■ Dataset section:
* * *
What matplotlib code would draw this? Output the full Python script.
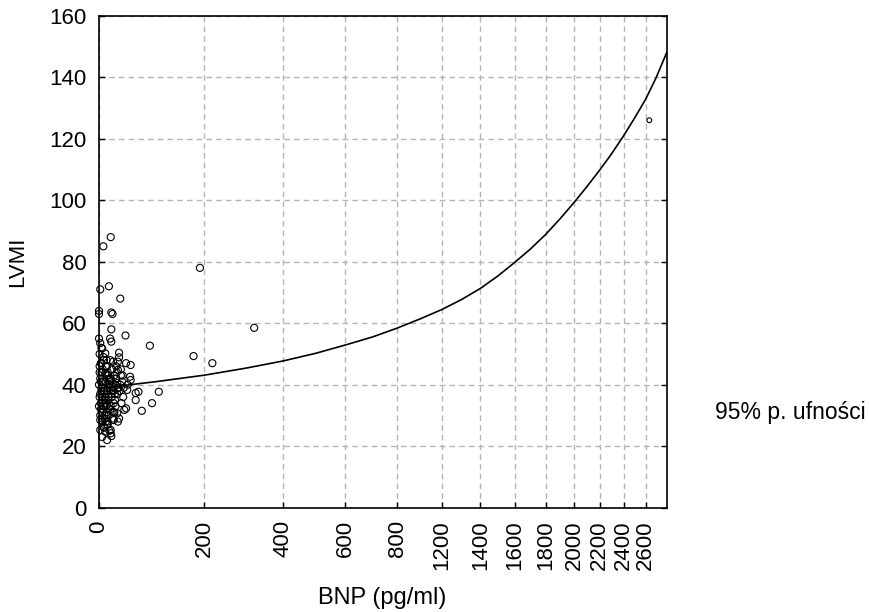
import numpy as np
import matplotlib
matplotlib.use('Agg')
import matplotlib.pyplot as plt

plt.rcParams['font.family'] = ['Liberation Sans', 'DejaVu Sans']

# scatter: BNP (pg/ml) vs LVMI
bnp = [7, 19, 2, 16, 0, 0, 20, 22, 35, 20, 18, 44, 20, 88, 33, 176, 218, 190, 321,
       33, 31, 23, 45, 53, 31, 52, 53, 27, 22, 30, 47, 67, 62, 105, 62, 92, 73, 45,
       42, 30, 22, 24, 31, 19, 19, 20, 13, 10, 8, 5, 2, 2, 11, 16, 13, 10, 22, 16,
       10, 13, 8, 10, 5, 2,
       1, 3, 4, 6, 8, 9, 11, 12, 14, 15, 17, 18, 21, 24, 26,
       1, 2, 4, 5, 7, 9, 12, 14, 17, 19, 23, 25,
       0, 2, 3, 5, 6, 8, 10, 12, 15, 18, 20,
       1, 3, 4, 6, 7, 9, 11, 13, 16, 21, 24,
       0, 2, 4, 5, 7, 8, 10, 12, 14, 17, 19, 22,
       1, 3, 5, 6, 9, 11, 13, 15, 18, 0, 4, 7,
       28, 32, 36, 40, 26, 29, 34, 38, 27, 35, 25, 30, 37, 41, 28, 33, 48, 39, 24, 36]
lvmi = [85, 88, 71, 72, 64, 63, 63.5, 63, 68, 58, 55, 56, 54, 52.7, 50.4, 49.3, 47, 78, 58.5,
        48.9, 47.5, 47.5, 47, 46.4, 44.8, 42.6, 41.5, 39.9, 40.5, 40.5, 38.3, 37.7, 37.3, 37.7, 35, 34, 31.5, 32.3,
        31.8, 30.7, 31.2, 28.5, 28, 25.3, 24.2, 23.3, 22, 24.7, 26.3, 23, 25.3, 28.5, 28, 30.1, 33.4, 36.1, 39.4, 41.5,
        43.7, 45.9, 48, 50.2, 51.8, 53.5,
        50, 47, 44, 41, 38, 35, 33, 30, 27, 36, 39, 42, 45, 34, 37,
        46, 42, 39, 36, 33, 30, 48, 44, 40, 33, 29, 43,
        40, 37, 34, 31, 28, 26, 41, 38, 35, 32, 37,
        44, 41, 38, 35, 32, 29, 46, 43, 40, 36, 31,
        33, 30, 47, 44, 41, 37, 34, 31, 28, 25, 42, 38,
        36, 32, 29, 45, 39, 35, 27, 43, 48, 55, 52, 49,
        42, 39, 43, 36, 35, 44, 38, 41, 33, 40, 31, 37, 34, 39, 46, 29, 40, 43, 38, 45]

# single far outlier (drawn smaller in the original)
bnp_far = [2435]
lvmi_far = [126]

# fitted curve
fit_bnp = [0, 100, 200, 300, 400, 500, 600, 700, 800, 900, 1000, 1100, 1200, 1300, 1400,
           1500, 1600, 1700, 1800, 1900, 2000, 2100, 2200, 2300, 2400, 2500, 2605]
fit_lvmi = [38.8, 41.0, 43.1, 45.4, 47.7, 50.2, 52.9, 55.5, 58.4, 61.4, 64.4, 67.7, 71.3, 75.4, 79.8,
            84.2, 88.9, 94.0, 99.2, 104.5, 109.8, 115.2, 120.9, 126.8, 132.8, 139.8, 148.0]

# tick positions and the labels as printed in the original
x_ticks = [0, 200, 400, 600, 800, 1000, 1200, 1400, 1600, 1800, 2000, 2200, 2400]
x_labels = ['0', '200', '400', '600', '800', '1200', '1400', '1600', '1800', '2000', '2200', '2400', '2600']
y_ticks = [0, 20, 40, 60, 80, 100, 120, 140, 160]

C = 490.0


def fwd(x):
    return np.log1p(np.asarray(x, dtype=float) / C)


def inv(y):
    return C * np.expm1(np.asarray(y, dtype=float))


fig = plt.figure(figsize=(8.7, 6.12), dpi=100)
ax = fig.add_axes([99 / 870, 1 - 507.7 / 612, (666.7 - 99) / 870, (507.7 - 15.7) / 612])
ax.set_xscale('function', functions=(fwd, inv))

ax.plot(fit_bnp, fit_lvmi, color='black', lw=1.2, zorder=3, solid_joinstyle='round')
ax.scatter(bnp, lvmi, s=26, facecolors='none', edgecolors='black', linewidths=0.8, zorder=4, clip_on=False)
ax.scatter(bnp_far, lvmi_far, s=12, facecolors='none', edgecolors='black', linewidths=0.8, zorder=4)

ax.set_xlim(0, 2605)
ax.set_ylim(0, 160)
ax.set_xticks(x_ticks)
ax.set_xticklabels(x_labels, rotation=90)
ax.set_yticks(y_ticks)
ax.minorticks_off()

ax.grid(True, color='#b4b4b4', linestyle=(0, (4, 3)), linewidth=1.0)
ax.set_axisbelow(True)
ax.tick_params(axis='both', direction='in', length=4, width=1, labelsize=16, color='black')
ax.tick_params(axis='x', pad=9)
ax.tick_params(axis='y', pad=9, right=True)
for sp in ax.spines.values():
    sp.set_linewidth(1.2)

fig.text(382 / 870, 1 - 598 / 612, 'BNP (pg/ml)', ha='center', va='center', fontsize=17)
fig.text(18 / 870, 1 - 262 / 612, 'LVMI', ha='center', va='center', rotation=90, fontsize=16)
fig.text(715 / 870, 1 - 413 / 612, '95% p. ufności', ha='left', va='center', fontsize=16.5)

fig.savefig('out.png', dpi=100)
* * *
■ What you need to do:
Leaving the pictures aside, transcribe the entire listing exactly.

■ Correct result:
What matplotlib code would draw this? Output the full Python script.
import numpy as np
import matplotlib
matplotlib.use('Agg')
import matplotlib.pyplot as plt

plt.rcParams['font.family'] = ['Liberation Sans', 'DejaVu Sans']

# scatter: BNP (pg/ml) vs LVMI
bnp = [7, 19, 2, 16, 0, 0, 20, 22, 35, 20, 18, 44, 20, 88, 33, 176, 218, 190, 321,
       33, 31, 23, 45, 53, 31, 52, 53, 27, 22, 30, 47, 67, 62, 105, 62, 92, 73, 45,
       42, 30, 22, 24, 31, 19, 19, 20, 13, 10, 8, 5, 2, 2, 11, 16, 13, 10, 22, 16,
       10, 13, 8, 10, 5, 2,
       1, 3, 4, 6, 8, 9, 11, 12, 14, 15, 17, 18, 21, 24, 26,
       1, 2, 4, 5, 7, 9, 12, 14, 17, 19, 23, 25,
       0, 2, 3, 5, 6, 8, 10, 12, 15, 18, 20,
       1, 3, 4, 6, 7, 9, 11, 13, 16, 21, 24,
       0, 2, 4, 5, 7, 8, 10, 12, 14, 17, 19, 22,
       1, 3, 5, 6, 9, 11, 13, 15, 18, 0, 4, 7,
       28, 32, 36, 40, 26, 29, 34, 38, 27, 35, 25, 30, 37, 41, 28, 33, 48, 39, 24, 36]
lvmi = [85, 88, 71, 72, 64, 63, 63.5, 63, 68, 58, 55, 56, 54, 52.7, 50.4, 49.3, 47, 78, 58.5,
        48.9, 47.5, 47.5, 47, 46.4, 44.8, 42.6, 41.5, 39.9, 40.5, 40.5, 38.3, 37.7, 37.3, 37.7, 35, 34, 31.5, 32.3,
        31.8, 30.7, 31.2, 28.5, 28, 25.3, 24.2, 23.3, 22, 24.7, 26.3, 23, 25.3, 28.5, 28, 30.1, 33.4, 36.1, 39.4, 41.5,
        43.7, 45.9, 48, 50.2, 51.8, 53.5,
        50, 47, 44, 41, 38, 35, 33, 30, 27, 36, 39, 42, 45, 34, 37,
        46, 42, 39, 36, 33, 30, 48, 44, 40, 33, 29, 43,
        40, 37, 34, 31, 28, 26, 41, 38, 35, 32, 37,
        44, 41, 38, 35, 32, 29, 46, 43, 40, 36, 31,
        33, 30, 47, 44, 41, 37, 34, 31, 28, 25, 42, 38,
        36, 32, 29, 45, 39, 35, 27, 43, 48, 55, 52, 49,
        42, 39, 43, 36, 35, 44, 38, 41, 33, 40, 31, 37, 34, 39, 46, 29, 40, 43, 38, 45]

# single far outlier (drawn smaller in the original)
bnp_far = [2435]
lvmi_far = [126]

# fitted curve
fit_bnp = [0, 100, 200, 300, 400, 500, 600, 700, 800, 900, 1000, 1100, 1200, 1300, 1400,
           1500, 1600, 1700, 1800, 1900, 2000, 2100, 2200, 2300, 2400, 2500, 2605]
fit_lvmi = [38.8, 41.0, 43.1, 45.4, 47.7, 50.2, 52.9, 55.5, 58.4, 61.4, 64.4, 67.7, 71.3, 75.4, 79.8,
            84.2, 88.9, 94.0, 99.2, 104.5, 109.8, 115.2, 120.9, 126.8, 132.8, 139.8, 148.0]

# tick positions and the labels as printed in the original
x_ticks = [0, 200, 400, 600, 800, 1000, 1200, 1400, 1600, 1800, 2000, 2200, 2400]
x_labels = ['0', '200', '400', '600', '800', '1200', '1400', '1600', '1800', '2000', '2200', '2400', '2600']
y_ticks = [0, 20, 40, 60, 80, 100, 120, 140, 160]

C = 490.0


def fwd(x):
    return np.log1p(np.asarray(x, dtype=float) / C)


def inv(y):
    return C * np.expm1(np.asarray(y, dtype=float))


fig = plt.figure(figsize=(8.7, 6.12), dpi=100)
ax = fig.add_axes([99 / 870, 1 - 507.7 / 612, (666.7 - 99) / 870, (507.7 - 15.7) / 612])
ax.set_xscale('function', functions=(fwd, inv))

ax.plot(fit_bnp, fit_lvmi, color='black', lw=1.2, zorder=3, solid_joinstyle='round')
ax.scatter(bnp, lvmi, s=26, facecolors='none', edgecolors='black', linewidths=0.8, zorder=4, clip_on=False)
ax.scatter(bnp_far, lvmi_far, s=12, facecolors='none', edgecolors='black', linewidths=0.8, zorder=4)

ax.set_xlim(0, 2605)
ax.set_ylim(0, 160)
ax.set_xticks(x_ticks)
ax.set_xticklabels(x_labels, rotation=90)
ax.set_yticks(y_ticks)
ax.minorticks_off()

ax.grid(True, color='#b4b4b4', linestyle=(0, (4, 3)), linewidth=1.0)
ax.set_axisbelow(True)
ax.tick_params(axis='both', direction='in', length=4, width=1, labelsize=16, color='black')
ax.tick_params(axis='x', pad=9)
ax.tick_params(axis='y', pad=9, right=True)
for sp in ax.spines.values():
    sp.set_linewidth(1.2)

fig.text(382 / 870, 1 - 598 / 612, 'BNP (pg/ml)', ha='center', va='center', fontsize=17)
fig.text(18 / 870, 1 - 262 / 612, 'LVMI', ha='center', va='center', rotation=90, fontsize=16)
fig.text(715 / 870, 1 - 413 / 612, '95% p. ufności', ha='left', va='center', fontsize=16.5)

fig.savefig('out.png', dpi=100)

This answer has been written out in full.